***** RAW RECORDS *****
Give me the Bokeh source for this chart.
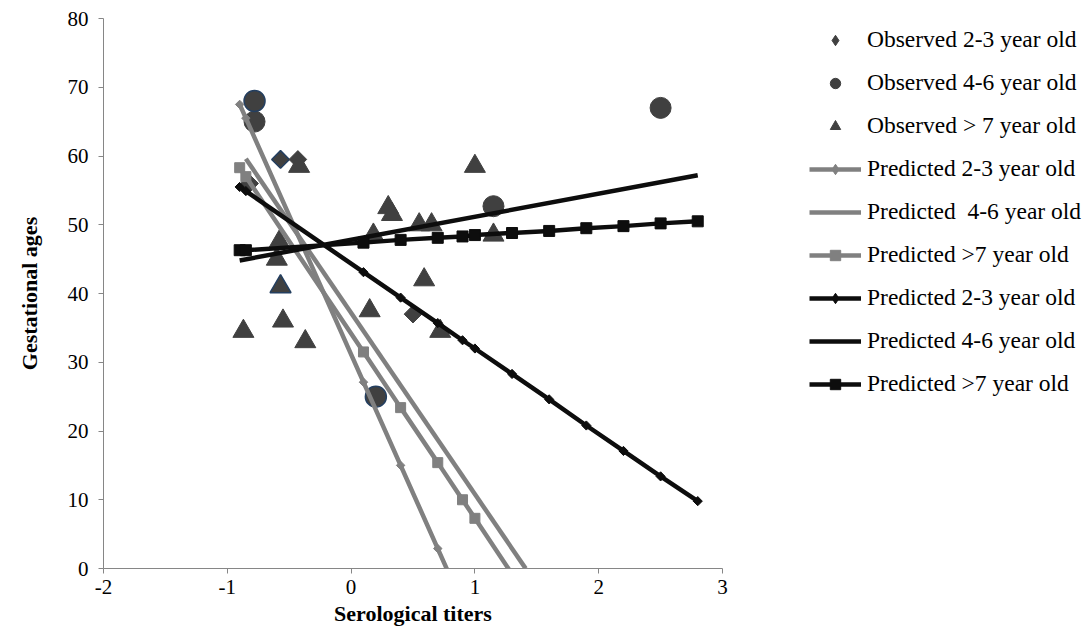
import math
from bokeh.plotting import figure
from bokeh.models import Legend, LegendItem, FixedTicker, Range1d, ColumnDataSource
from bokeh.embed import file_html
from bokeh.resources import INLINE

# ---- data ----
obs23_x = [-0.82, -0.57, -0.43, 0.50]
obs23_y = [56.0, 59.5, 59.5, 37.0]

obs46_x = [-0.78, -0.78, 0.20, 1.15, 2.50]
obs46_y = [65.0, 68.0, 25.0, 52.7, 67.0]

obs7_x = [-0.87, -0.60, -0.58, -0.57, -0.55, -0.37, -0.42, 0.15, 0.18, 0.30, 0.33, 0.55, 0.59, 0.65, 0.72, 1.00, 1.15]
obs7_y = [34.5, 45.0, 47.5, 41.0, 36.0, 33.0, 58.5, 37.5, 48.5, 52.5, 51.5, 50.0, 42.0, 50.0, 34.5, 58.5, 48.5]

pred_x = [-0.90, -0.85, 0.10, 0.40, 0.70, 0.90, 1.00, 1.30, 1.60, 1.90, 2.20, 2.50, 2.80]

g23_x = [-0.90, -0.85, 0.10, 0.40, 0.70, 0.90]
g23_y = [67.5, 65.5, 27.1, 15.0, 2.9, -5.2]

g46_x = [-0.85, 1.41]
g46_y = [59.6, 0.0]

g7_x = [-0.90, -0.85, 0.10, 0.40, 0.70, 0.90, 1.00, 1.30]
g7_y = [58.3, 57.0, 31.5, 23.4, 15.4, 10.0, 7.3, -0.8]

b23_y = [55.5, 54.9, 43.1, 39.4, 35.7, 33.2, 32.0, 28.3, 24.6, 20.8, 17.1, 13.4, 9.8]

b46_x = [-0.90, 2.80]
b46_y = [44.8, 57.2]

b7_y = [46.3, 46.3, 47.4, 47.8, 48.1, 48.3, 48.5, 48.8, 49.1, 49.5, 49.8, 50.2, 50.5]

x_ticks = [-2, -1, 0, 1, 2, 3]
y_ticks = [0, 10, 20, 30, 40, 50, 60, 70, 80]

labels = ["Observed 2-3 year old", "Observed 4-6 year old", "Observed > 7 year old",
          "Predicted 2-3 year old", "Predicted  4-6 year old", "Predicted >7 year old",
          "Predicted 2-3 year old", "Predicted 4-6 year old", "Predicted >7 year old"]

# highlighted (outlined) observed points, by index
hl23 = [1]
hl46 = [1, 2]
hl7 = [3]

FONT = "Liberation Serif"
DARK = "#404040"
OUTL = "#243F60"
GRAY = "#808080"
BLACK = "#0d0d0d"
ROT = math.pi / 4

p = figure(frame_width=619, frame_height=550, x_range=Range1d(-2, 3), y_range=Range1d(0, 80),
           output_backend="svg", toolbar_location=None,
           min_border_left=103, min_border_right=367, min_border_top=18, min_border_bottom=60)
p.grid.visible = False
p.outline_line_color = None
p.background_fill_color = "white"
p.border_fill_color = "white"

for ax, ticks in ((p.xaxis, x_ticks), (p.yaxis, y_ticks)):
    ax.ticker = FixedTicker(ticks=ticks)
    ax.minor_tick_line_color = None
    ax.major_tick_in = 0
    ax.major_tick_out = 5
    ax.axis_line_color = "#868686"
    ax.major_tick_line_color = "#868686"
    ax.major_label_text_font = FONT
    ax.major_label_text_font_size = "21px"
    ax.major_label_text_color = "black"
    ax.axis_label_text_font = FONT
    ax.axis_label_text_font_size = "22px"
    ax.axis_label_text_font_style = "bold"
    ax.axis_label_text_color = "black"

p.xaxis.major_label_overrides = {t: str(t) for t in x_ticks}
p.xaxis.axis_label = "Serological titers"
p.yaxis.axis_label = "Gestational ages"
p.xaxis.major_label_standoff = 6
p.xaxis.axis_label_standoff = 4
p.yaxis.major_label_standoff = 10
p.yaxis.axis_label_standoff = 23


def outlines(n, hl):
    return [OUTL if i in hl else DARK for i in range(n)]


def lw(n, hl):
    return [1.5 if i in hl else 1 for i in range(n)]


s23 = ColumnDataSource(dict(x=obs23_x, y=obs23_y, lc=outlines(len(obs23_x), hl23), lw=lw(len(obs23_x), hl23)))
s46 = ColumnDataSource(dict(x=obs46_x, y=obs46_y, lc=outlines(len(obs46_x), hl46), lw=lw(len(obs46_x), hl46)))
s7 = ColumnDataSource(dict(x=obs7_x, y=obs7_y, lc=outlines(len(obs7_x), hl7), lw=lw(len(obs7_x), hl7)))
sg23 = ColumnDataSource(dict(x=g23_x, y=g23_y))
sb23 = ColumnDataSource(dict(x=pred_x, y=b23_y))

# narrow "diamond" glyphs drawn first (hidden beneath the rotated squares); used for the legend
r_lo23 = p.scatter("x", "y", source=s23, marker="diamond", size=12, color=DARK)
r_o23 = p.scatter("x", "y", source=s23, marker="square", angle=ROT, size=12.5, fill_color=DARK, line_color="lc", line_width="lw")
r_o46 = p.scatter("x", "y", source=s46, marker="circle", size=21, fill_color=DARK, line_color="lc", line_width="lw")
r_o7 = p.scatter("x", "y", source=s7, marker="triangle", size=21, fill_color=DARK, line_color="lc", line_width="lw")

LW = 4.5
r_g23l = p.line("x", "y", source=sg23, line_color=GRAY, line_width=LW)
r_lg23 = p.scatter("x", "y", source=sg23, marker="diamond", size=5, color=GRAY)
r_g23m = p.scatter("x", "y", source=sg23, marker="square", angle=ROT, size=6, color=GRAY)
r_g46l = p.line(g46_x, g46_y, line_color=GRAY, line_width=LW)
r_g7l = p.line(g7_x, g7_y, line_color=GRAY, line_width=LW)
r_g7m = p.scatter(g7_x, g7_y, marker="square", size=10, color=GRAY)

r_b23l = p.line("x", "y", source=sb23, line_color=BLACK, line_width=LW)
r_lb23 = p.scatter("x", "y", source=sb23, marker="diamond", size=5, color=BLACK)
r_b23m = p.scatter("x", "y", source=sb23, marker="square", angle=ROT, size=6.5, color=BLACK)
r_b46l = p.line(b46_x, b46_y, line_color=BLACK, line_width=LW)
r_b7l = p.line(pred_x, b7_y, line_color=BLACK, line_width=LW)
r_b7m = p.scatter(pred_x, b7_y, marker="square", size=11, color=BLACK)

items = [
    LegendItem(label=labels[0], renderers=[r_lo23]),
    LegendItem(label=labels[1], renderers=[r_o46]),
    LegendItem(label=labels[2], renderers=[r_o7]),
    LegendItem(label=labels[3], renderers=[r_g23l, r_lg23]),
    LegendItem(label=labels[4], renderers=[r_g46l]),
    LegendItem(label=labels[5], renderers=[r_g7l, r_g7m]),
    LegendItem(label=labels[6], renderers=[r_b23l, r_lb23]),
    LegendItem(label=labels[7], renderers=[r_b46l]),
    LegendItem(label=labels[8], renderers=[r_b7l, r_b7m]),
]
legend = Legend(items=items, location=(87, 171), glyph_width=52, glyph_height=26,
                label_height=21, spacing=16, padding=5, margin=0, label_standoff=6,
                label_text_font=FONT, label_text_font_size="23.5px", label_text_color="black",
                background_fill_alpha=0, border_line_color=None)
p.add_layout(legend, "right")

open("out.html", "w").write(file_html(p, INLINE))
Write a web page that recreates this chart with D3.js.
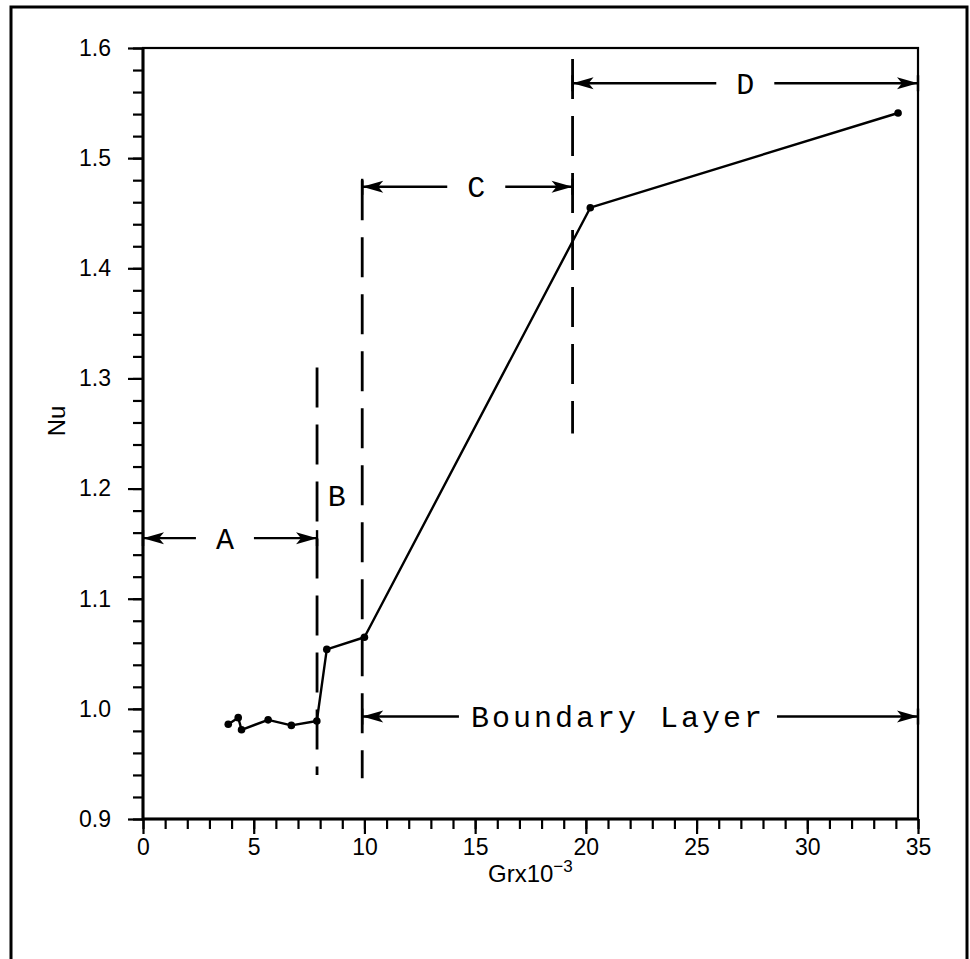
*****
__WHAT THE TASK ASKS__:
All lines from the start of the entries through the one with "2.20, 2.50, 2.80]" are to be output exactly; omit the pictures.

__ANSWER IN FULL__:
Give me the Bokeh source for this chart.
import math
from bokeh.plotting import figure
from bokeh.models import Legend, LegendItem, FixedTicker, Range1d, ColumnDataSource
from bokeh.embed import file_html
from bokeh.resources import INLINE

# ---- data ----
obs23_x = [-0.82, -0.57, -0.43, 0.50]
obs23_y = [56.0, 59.5, 59.5, 37.0]

obs46_x = [-0.78, -0.78, 0.20, 1.15, 2.50]
obs46_y = [65.0, 68.0, 25.0, 52.7, 67.0]

obs7_x = [-0.87, -0.60, -0.58, -0.57, -0.55, -0.37, -0.42, 0.15, 0.18, 0.30, 0.33, 0.55, 0.59, 0.65, 0.72, 1.00, 1.15]
obs7_y = [34.5, 45.0, 47.5, 41.0, 36.0, 33.0, 58.5, 37.5, 48.5, 52.5, 51.5, 50.0, 42.0, 50.0, 34.5, 58.5, 48.5]

pred_x = [-0.90, -0.85, 0.10, 0.40, 0.70, 0.90, 1.00, 1.30, 1.60, 1.90, 2.20, 2.50, 2.80]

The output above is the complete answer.